What the task asks. Leave out the pictures, and retype only the lines from the beginning of the material through the line that contains "const bw = x.bandwidth() * 0.4;", including both.

---

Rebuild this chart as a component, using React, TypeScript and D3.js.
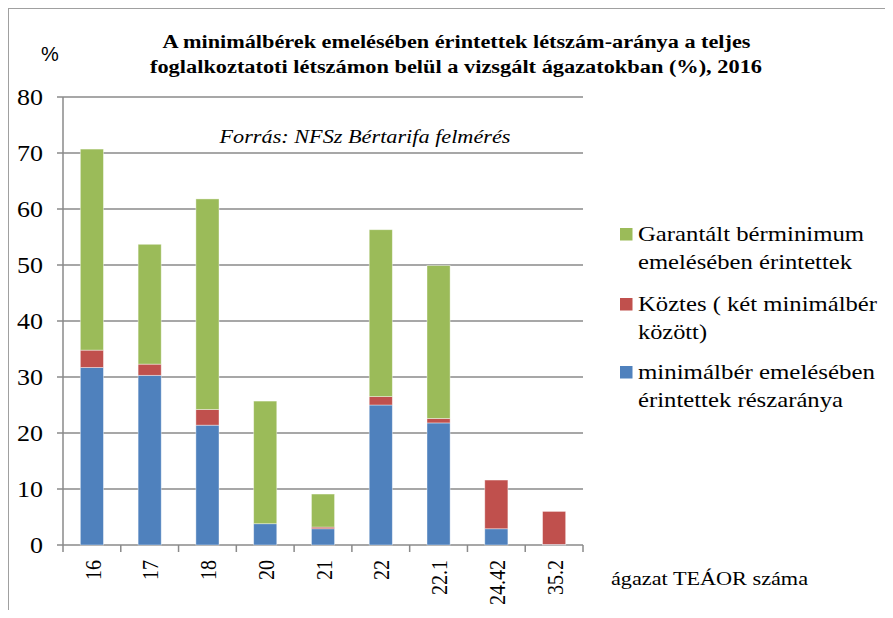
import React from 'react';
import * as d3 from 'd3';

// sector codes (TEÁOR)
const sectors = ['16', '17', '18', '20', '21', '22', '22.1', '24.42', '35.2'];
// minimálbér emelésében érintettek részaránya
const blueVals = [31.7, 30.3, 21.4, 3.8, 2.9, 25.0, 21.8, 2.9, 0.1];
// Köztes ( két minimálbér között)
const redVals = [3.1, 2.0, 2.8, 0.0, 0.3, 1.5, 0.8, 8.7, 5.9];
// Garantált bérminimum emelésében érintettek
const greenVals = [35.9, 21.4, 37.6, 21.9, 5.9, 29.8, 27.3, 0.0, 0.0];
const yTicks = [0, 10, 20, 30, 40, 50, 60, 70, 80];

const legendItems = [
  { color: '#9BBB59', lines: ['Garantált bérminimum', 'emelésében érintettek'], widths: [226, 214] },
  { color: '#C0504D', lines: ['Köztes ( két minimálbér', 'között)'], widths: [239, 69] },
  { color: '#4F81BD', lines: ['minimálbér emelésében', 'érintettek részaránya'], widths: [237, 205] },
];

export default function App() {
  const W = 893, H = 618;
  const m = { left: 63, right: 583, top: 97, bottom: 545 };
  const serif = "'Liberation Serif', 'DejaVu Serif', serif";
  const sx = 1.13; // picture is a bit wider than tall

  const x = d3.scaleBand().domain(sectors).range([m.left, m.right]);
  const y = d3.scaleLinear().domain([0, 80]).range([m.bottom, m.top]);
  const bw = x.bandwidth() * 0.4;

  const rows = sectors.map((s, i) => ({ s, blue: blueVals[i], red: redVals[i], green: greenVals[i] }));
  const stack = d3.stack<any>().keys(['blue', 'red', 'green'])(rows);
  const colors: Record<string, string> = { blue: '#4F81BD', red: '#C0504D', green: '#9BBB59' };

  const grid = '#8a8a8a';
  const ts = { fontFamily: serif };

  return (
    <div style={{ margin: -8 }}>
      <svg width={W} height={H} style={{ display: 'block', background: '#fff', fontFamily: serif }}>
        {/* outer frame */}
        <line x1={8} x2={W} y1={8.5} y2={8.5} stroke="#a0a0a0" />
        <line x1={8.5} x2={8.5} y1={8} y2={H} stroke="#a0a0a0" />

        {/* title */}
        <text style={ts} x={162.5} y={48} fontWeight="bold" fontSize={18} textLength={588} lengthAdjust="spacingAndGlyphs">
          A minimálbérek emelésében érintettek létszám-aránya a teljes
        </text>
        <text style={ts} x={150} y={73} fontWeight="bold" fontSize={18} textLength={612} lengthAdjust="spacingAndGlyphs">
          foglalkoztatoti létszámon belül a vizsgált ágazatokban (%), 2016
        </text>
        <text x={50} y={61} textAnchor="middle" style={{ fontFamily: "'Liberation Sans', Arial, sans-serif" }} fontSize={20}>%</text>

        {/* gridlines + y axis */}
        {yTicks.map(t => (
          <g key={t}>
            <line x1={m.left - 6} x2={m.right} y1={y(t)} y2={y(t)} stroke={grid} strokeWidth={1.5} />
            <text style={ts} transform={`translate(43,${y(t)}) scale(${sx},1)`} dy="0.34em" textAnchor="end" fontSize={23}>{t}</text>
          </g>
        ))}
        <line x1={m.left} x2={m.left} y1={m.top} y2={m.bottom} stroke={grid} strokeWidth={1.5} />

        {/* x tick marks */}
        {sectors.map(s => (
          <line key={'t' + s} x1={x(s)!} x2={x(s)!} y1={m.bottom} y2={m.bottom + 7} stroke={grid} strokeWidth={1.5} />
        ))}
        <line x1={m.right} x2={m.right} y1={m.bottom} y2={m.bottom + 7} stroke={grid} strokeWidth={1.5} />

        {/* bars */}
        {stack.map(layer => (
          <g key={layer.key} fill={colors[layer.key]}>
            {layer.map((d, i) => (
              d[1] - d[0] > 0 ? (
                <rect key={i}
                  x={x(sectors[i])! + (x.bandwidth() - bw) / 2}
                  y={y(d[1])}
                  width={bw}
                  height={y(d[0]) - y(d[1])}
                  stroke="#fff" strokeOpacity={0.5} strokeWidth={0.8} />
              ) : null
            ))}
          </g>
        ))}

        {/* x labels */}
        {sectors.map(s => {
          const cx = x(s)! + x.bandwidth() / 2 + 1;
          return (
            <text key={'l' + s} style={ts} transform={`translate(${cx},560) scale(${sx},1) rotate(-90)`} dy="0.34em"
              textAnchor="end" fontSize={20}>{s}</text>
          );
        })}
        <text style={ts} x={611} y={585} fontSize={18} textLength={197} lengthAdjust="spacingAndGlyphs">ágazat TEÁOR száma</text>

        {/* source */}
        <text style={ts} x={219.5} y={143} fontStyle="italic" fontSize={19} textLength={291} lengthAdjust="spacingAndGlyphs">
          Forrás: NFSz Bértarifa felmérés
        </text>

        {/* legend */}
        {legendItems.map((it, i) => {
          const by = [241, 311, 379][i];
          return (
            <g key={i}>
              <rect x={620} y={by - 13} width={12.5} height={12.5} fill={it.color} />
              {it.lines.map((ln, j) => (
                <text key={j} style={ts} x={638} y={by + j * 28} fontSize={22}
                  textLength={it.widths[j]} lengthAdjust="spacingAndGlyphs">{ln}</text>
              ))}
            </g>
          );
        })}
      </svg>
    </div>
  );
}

---

Complete answer.
Rebuild this chart as a component, using React, TypeScript and D3.js.
import React from 'react';
import * as d3 from 'd3';

// sector codes (TEÁOR)
const sectors = ['16', '17', '18', '20', '21', '22', '22.1', '24.42', '35.2'];
// minimálbér emelésében érintettek részaránya
const blueVals = [31.7, 30.3, 21.4, 3.8, 2.9, 25.0, 21.8, 2.9, 0.1];
// Köztes ( két minimálbér között)
const redVals = [3.1, 2.0, 2.8, 0.0, 0.3, 1.5, 0.8, 8.7, 5.9];
// Garantált bérminimum emelésében érintettek
const greenVals = [35.9, 21.4, 37.6, 21.9, 5.9, 29.8, 27.3, 0.0, 0.0];
const yTicks = [0, 10, 20, 30, 40, 50, 60, 70, 80];

const legendItems = [
  { color: '#9BBB59', lines: ['Garantált bérminimum', 'emelésében érintettek'], widths: [226, 214] },
  { color: '#C0504D', lines: ['Köztes ( két minimálbér', 'között)'], widths: [239, 69] },
  { color: '#4F81BD', lines: ['minimálbér emelésében', 'érintettek részaránya'], widths: [237, 205] },
];

export default function App() {
  const W = 893, H = 618;
  const m = { left: 63, right: 583, top: 97, bottom: 545 };
  const serif = "'Liberation Serif', 'DejaVu Serif', serif";
  const sx = 1.13; // picture is a bit wider than tall

  const x = d3.scaleBand().domain(sectors).range([m.left, m.right]);
  const y = d3.scaleLinear().domain([0, 80]).range([m.bottom, m.top]);
  const bw = x.bandwidth() * 0.4;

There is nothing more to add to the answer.